Inizia la settimana italiana dell’irrealtà. Inizia la settimana di Sanremo. Fino a sabato, con una coda nei programmi della domenica pomeriggio, il Paese sarà ridotto a una serie di cartoline edificanti soprattutto se devono raffigurare temi drammatici. Più tragedia, più melassa.
Non saranno dimenticate le battaglie civili, quelle giuste, prelevate direttamente dall’agenda di Elly Schlein. L’effetto diabete è garantito. Regnerà l’amore, in tutte le sue forme: uomo con donna, uomo con uomo, donna con donna, siamo liberi, siamo fluidi, siamo arcobaleno, evviva. Sanremo è eco-sostenibile, eco-riciclabile (in effetti le canzoni sono spesso una uguale all’altra), eco-minestrone, con l’aggiunta di pesto a chilometro zero, sulle opere d’arte. Sanremo è la patria, anzi: la matria, della lotta al patriarcato istituito dal maschio bianco eterosessuale. Sanremo è migrazione e meticciato contro il razzismo innato degli italiani. I migranti sono esempi del nostro futuro stile di vita, che bello, lo dice anche Laura Boldrini. Sanremo è pacifismo, contro tutte le guerre, sono tutte sbagliate, anche quelle giuste, make love not war, riempiamo di fiori i nostri cannoni, riempiamo di erba i nostri polmoni. Sanremo è libertà contro l’oppressione della grammatica, che è una stupida convenzione borghese. Sarà possibile cantare frasi senza capo né coda, tipo: «Ma se morirò da giovane qualcosa avrò da scrivere» o «Ti pettini i capelli con una calibro 9». La lingua potrà essere solo esteriormente simile a quella italiana: «Mi han detto che il destino te lo crei soltanto tu». Anche la grammatica sanremese te la crei soltanto tu. A Sanremo non si parla di politica. Niente destra, niente sinistra, anche se ogni secondo della manifestazione sarà passato allo scanner per individuare un eventuale riferimento a Giorgia Meloni e gridare al fascismo o all’antifascismo di colore rosso. Comunque Sanremo abbatte le divisioni sociali. Non ci saranno ricchi o poveri ma ci saranno i Ricchi e poveri.

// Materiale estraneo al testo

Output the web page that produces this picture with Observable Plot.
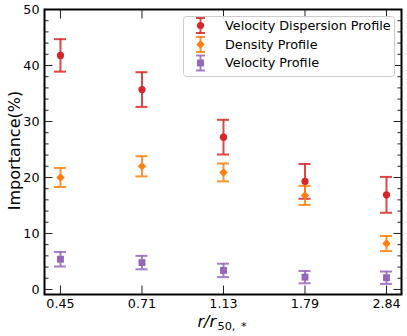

Non ci sarà il tennista Jannik Sinner, che ha detto di doversi allenare e di non c’entrare nulla con le canzoni. Nel mondo sanremese, questa professione di realismo ha suscitato scalpore ed è sembrata irreale. Un italiano che non vuole andare a Sanremo è una ipotesi non contemplata.
La realtà, però, non ne vuole sapere di fermarsi. A Varese, uno studente ha conficcato un coltello nella schiena di un professore. A Catania, sette immigrati egiziani hanno violentato una tredicenne. Nel cuore dell’Europa si combatte una guerra per l’egemonia sul Vecchio Continente. Dall’altra parte del Mediterraneo, i terroristi di Hamas hanno ordito un attentato di una crudeltà inedita contro i cittadini di Israele in quanto ebrei. In risposta, l’esercito israeliano ha invaso la Striscia di Gaza.
Forse arriveranno i trattori sul palco dell’Ariston. Sarebbe un’imprevedibile soprassalto di realtà: le proteste in tutta Europa, le autostrade interrotte, lo spettro della crisi agricola, la lotta per i sussidi, la discussione sulle quote. Ma la macchina del grottesco non si ferma davanti a nulla. Gli agricoltori sono stati invitati da Amadeus in conferenza stampa. Subito dopo, il feudatario Al Bano si è offerto di guidare la sfilata. Anche Ornella Muti ha dato la sua disponibilità e lanciato un appello ad Adriano Celentano: «Vieni anche tu».
Rovazzi aveva capito tutto quando incise il brano che faceva: «col trattore in tangenziale / andiamo a comandare».